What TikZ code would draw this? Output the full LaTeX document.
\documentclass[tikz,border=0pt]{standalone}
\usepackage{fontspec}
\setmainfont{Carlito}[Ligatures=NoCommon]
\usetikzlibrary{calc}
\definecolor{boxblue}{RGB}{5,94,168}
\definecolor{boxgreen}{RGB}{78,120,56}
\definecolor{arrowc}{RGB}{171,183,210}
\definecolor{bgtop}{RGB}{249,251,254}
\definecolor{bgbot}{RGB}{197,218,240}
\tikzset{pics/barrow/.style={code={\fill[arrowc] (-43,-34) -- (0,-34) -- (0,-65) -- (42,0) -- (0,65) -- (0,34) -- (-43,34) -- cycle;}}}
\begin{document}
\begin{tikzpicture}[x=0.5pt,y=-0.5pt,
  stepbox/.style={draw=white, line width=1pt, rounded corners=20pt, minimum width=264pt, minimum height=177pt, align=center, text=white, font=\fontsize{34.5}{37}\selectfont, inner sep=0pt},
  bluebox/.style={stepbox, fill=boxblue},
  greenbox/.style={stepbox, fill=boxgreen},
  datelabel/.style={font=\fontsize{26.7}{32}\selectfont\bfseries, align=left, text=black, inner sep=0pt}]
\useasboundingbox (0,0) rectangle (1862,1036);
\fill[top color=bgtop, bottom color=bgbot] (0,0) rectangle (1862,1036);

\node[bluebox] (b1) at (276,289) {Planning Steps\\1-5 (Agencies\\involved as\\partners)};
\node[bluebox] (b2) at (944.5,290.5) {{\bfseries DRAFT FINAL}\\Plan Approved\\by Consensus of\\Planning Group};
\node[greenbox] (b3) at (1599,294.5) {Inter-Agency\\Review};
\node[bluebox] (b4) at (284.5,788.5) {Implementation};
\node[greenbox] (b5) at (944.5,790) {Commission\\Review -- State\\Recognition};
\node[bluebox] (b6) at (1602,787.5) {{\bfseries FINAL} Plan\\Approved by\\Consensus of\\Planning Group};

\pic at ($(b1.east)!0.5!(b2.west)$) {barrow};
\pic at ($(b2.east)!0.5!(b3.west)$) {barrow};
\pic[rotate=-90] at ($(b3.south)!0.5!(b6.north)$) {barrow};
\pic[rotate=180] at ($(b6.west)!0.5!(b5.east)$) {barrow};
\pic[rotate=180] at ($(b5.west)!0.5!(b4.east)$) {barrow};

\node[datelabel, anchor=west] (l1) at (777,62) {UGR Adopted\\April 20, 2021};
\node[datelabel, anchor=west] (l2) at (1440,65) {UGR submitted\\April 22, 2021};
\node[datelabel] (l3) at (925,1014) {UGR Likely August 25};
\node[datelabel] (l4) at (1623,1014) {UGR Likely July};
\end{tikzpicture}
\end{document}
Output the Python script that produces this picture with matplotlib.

-*-*-

▶ _Goal_:
Reproduce every line of the data verbatim.

▶ _Exercise solution_:
What TikZ code would draw this? Output the full LaTeX document.
\documentclass[tikz,border=0pt]{standalone}
\usepackage{fontspec}
\setmainfont{Carlito}[Ligatures=NoCommon]
\usetikzlibrary{calc}
\definecolor{boxblue}{RGB}{5,94,168}
\definecolor{boxgreen}{RGB}{78,120,56}
\definecolor{arrowc}{RGB}{171,183,210}
\definecolor{bgtop}{RGB}{249,251,254}
\definecolor{bgbot}{RGB}{197,218,240}
\tikzset{pics/barrow/.style={code={\fill[arrowc] (-43,-34) -- (0,-34) -- (0,-65) -- (42,0) -- (0,65) -- (0,34) -- (-43,34) -- cycle;}}}
\begin{document}
\begin{tikzpicture}[x=0.5pt,y=-0.5pt,
  stepbox/.style={draw=white, line width=1pt, rounded corners=20pt, minimum width=264pt, minimum height=177pt, align=center, text=white, font=\fontsize{34.5}{37}\selectfont, inner sep=0pt},
  bluebox/.style={stepbox, fill=boxblue},
  greenbox/.style={stepbox, fill=boxgreen},
  datelabel/.style={font=\fontsize{26.7}{32}\selectfont\bfseries, align=left, text=black, inner sep=0pt}]
\useasboundingbox (0,0) rectangle (1862,1036);
\fill[top color=bgtop, bottom color=bgbot] (0,0) rectangle (1862,1036);

\node[bluebox] (b1) at (276,289) {Planning Steps\\1-5 (Agencies\\involved as\\partners)};
\node[bluebox] (b2) at (944.5,290.5) {{\bfseries DRAFT FINAL}\\Plan Approved\\by Consensus of\\Planning Group};
\node[greenbox] (b3) at (1599,294.5) {Inter-Agency\\Review};
\node[bluebox] (b4) at (284.5,788.5) {Implementation};
\node[greenbox] (b5) at (944.5,790) {Commission\\Review -- State\\Recognition};
\node[bluebox] (b6) at (1602,787.5) {{\bfseries FINAL} Plan\\Approved by\\Consensus of\\Planning Group};

\pic at ($(b1.east)!0.5!(b2.west)$) {barrow};
\pic at ($(b2.east)!0.5!(b3.west)$) {barrow};
\pic[rotate=-90] at ($(b3.south)!0.5!(b6.north)$) {barrow};
\pic[rotate=180] at ($(b6.west)!0.5!(b5.east)$) {barrow};
\pic[rotate=180] at ($(b5.west)!0.5!(b4.east)$) {barrow};

\node[datelabel, anchor=west] (l1) at (777,62) {UGR Adopted\\April 20, 2021};
\node[datelabel, anchor=west] (l2) at (1440,65) {UGR submitted\\April 22, 2021};
\node[datelabel] (l3) at (925,1014) {UGR Likely August 25};
\node[datelabel] (l4) at (1623,1014) {UGR Likely July};
\end{tikzpicture}
\end{document}
Output the Python script that produces this picture with matplotlib.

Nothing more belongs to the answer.